There are actually three things behind this:

  1. The dumper thinks that being friends with you will make it easier
  2. The dumper doesn’t want you to disappear completely from their life, (but also doesn’t want you IN their life)
  3. The dumper wants to take advantage of you in some way, (friends, sex, influence, etc.)

The no-contact rule demands that there is no friendship after a break up, and this is proven to be the best way to go.

Period.

2. “It’s not you, it’s me…”

This is something completely stupid to say.

When you are looking for an answer, an explanation, then this answer will confuse you completely.

3. “I love you still, but…”

This sentence is also a big no-no.

Although I admit that there can be situations where the Dumper honestly thinks that they still love the person with whom they are breaking up with, but it is NOT ok to say it.

I understand that the dumper might think that it’s easier for the one left behind, but trust me, it isn’t.
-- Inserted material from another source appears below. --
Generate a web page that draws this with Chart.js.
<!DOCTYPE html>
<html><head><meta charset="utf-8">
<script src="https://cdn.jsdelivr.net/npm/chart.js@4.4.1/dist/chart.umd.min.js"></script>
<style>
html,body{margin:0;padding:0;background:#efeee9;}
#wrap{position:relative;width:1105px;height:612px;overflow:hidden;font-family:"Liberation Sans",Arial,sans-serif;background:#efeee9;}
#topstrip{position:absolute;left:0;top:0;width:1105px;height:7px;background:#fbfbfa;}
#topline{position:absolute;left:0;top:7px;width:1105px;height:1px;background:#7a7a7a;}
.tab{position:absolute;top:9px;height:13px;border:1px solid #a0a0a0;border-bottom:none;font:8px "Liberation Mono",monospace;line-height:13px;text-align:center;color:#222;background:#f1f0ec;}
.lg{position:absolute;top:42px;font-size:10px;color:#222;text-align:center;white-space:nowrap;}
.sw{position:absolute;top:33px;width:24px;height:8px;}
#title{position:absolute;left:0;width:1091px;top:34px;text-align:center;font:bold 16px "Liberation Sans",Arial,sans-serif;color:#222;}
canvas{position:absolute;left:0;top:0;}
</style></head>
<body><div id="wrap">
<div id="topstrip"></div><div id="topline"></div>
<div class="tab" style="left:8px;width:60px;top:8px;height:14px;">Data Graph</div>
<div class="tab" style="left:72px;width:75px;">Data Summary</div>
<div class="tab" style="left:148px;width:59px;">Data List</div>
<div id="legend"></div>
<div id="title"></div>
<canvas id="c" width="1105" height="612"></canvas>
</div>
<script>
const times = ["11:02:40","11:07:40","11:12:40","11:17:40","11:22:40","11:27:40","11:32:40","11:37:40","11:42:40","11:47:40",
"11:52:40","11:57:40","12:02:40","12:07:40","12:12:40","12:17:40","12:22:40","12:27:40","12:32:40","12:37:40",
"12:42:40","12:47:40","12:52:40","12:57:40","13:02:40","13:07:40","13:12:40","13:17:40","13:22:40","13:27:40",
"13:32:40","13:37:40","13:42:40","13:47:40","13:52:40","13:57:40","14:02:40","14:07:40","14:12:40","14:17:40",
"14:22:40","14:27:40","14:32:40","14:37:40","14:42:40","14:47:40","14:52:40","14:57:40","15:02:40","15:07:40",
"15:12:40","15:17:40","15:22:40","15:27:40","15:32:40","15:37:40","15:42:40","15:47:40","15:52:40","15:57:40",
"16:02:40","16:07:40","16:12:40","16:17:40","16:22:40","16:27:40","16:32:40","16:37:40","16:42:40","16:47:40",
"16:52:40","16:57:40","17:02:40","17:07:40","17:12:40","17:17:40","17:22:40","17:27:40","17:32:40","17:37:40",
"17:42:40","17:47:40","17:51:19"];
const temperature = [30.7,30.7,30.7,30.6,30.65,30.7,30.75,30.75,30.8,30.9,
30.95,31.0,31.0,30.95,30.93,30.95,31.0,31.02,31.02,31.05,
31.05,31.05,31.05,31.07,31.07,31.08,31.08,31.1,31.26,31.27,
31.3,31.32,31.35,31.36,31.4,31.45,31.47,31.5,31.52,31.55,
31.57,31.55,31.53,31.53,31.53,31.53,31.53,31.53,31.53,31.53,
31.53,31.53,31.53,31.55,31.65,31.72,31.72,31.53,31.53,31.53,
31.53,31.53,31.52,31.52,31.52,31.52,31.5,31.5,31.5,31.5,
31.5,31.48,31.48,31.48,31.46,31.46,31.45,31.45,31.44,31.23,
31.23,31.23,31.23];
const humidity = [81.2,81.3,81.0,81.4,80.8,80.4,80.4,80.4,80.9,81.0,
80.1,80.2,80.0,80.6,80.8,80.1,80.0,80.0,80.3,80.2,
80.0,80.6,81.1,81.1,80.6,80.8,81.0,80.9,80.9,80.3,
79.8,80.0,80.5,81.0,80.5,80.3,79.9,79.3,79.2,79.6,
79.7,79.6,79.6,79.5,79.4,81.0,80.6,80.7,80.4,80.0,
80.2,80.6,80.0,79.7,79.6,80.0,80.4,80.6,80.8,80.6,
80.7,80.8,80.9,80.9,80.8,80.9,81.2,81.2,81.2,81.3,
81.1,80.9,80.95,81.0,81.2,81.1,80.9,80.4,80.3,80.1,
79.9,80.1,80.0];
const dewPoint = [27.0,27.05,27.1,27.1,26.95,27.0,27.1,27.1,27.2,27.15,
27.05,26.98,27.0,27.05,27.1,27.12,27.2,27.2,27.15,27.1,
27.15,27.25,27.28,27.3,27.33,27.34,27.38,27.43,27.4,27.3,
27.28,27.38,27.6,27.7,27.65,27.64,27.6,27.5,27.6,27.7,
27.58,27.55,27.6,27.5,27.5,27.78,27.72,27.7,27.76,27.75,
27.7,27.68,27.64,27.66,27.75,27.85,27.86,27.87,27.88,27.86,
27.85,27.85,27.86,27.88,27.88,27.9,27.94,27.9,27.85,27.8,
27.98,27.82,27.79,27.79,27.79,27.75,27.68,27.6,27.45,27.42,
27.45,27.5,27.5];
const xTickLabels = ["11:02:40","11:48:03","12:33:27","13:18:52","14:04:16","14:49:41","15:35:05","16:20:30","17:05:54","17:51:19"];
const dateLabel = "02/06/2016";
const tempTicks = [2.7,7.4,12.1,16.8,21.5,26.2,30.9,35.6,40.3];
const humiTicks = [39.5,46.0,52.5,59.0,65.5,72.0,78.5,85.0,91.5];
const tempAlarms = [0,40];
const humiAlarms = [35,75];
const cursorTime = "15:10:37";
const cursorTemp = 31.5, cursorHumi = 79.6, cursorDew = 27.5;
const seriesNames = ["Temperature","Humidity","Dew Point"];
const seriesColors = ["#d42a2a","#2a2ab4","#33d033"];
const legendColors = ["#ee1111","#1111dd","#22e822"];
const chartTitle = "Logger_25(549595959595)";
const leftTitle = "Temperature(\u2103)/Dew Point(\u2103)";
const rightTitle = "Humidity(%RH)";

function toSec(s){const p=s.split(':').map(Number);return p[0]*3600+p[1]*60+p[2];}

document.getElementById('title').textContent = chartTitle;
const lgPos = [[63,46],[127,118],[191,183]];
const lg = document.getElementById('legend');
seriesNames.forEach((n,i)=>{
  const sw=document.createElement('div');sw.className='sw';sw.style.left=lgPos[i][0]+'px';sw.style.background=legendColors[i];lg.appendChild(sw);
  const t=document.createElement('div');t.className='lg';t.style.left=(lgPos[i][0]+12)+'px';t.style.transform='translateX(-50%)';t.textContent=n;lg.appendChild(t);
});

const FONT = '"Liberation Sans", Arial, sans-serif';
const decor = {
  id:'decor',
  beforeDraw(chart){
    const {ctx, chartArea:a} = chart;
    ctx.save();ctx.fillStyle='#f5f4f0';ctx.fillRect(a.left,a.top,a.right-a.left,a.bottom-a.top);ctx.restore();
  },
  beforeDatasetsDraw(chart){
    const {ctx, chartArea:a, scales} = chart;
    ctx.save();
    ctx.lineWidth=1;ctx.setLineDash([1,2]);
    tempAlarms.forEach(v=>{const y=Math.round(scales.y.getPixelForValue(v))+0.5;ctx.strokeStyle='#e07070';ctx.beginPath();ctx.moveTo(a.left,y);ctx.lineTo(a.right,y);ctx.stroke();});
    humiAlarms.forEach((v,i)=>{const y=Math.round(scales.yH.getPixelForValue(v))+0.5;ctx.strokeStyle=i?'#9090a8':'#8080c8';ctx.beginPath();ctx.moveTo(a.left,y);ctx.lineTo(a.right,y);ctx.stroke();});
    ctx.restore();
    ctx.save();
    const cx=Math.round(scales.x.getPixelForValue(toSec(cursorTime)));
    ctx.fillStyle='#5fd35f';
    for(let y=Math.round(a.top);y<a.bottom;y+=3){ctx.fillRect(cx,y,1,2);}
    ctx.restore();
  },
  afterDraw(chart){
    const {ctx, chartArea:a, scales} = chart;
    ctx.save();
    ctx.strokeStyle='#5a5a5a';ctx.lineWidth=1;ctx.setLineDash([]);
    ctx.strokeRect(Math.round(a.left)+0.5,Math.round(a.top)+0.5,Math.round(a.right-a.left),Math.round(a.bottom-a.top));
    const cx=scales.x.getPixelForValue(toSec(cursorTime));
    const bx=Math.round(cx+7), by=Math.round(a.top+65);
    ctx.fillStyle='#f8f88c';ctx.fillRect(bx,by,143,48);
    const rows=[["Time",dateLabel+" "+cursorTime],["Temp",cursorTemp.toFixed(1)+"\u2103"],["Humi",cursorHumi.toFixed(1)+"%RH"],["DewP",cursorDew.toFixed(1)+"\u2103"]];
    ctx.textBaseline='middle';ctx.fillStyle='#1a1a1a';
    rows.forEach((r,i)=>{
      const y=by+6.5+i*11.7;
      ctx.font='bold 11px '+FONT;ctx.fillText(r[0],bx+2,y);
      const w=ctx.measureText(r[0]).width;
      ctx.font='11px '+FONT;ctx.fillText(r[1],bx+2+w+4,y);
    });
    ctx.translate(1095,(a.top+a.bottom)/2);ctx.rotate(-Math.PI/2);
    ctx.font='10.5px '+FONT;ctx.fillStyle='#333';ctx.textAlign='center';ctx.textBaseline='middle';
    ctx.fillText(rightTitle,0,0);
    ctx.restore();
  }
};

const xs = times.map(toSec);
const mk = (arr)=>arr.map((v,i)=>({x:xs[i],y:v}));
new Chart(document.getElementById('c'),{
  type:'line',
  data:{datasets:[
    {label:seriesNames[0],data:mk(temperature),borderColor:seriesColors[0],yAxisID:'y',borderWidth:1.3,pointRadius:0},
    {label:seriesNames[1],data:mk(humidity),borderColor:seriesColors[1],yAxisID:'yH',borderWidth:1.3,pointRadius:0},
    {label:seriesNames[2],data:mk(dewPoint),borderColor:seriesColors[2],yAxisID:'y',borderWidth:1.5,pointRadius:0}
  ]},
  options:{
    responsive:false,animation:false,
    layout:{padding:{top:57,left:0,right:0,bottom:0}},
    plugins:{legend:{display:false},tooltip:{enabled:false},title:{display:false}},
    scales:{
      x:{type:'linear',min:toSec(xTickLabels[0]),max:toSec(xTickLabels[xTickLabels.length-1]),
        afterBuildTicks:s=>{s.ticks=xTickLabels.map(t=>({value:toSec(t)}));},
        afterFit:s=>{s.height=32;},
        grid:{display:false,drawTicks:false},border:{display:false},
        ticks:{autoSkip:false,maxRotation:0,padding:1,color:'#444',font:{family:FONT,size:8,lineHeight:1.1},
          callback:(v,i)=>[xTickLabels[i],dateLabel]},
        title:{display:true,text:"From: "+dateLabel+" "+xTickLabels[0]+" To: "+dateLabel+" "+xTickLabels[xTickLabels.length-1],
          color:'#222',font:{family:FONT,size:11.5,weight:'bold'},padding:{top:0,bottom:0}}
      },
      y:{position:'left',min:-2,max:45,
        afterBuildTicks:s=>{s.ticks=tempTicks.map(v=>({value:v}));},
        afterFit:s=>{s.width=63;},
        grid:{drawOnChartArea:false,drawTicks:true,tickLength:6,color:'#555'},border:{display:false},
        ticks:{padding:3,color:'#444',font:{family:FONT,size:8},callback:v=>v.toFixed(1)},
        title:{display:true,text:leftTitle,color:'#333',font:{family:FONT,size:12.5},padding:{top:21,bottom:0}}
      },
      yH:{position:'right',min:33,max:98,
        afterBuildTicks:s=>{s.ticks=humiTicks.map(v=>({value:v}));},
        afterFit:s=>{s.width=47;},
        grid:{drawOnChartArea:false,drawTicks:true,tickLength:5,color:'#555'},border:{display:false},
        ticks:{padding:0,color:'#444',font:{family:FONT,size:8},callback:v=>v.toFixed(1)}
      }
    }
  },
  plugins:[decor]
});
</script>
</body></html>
On the contrary, it is MUCH harder to hear that your Ex still loves you.

“Then why is he breaking up with me?” This is a legitimate question, which the Dumper never could answer in a way that the Dumpee understands it.

There are some more stupid phrases in the same category:

  • “I will always love you”
  • “I’m always there for you”
  • “I have loved you so much”
  • “You are and always will be someone special to me”
  • “I don’t want to lose you”

These are all terrible statements you really don’t want to hear from your Ex who’s breaking up with you.

4. “I am simply not the relationship-type”

This is sort of a classic one.

People have written me that they’ve heard this one after several years of being together. With this background, such a sentence is only a slap in the face, and an insult.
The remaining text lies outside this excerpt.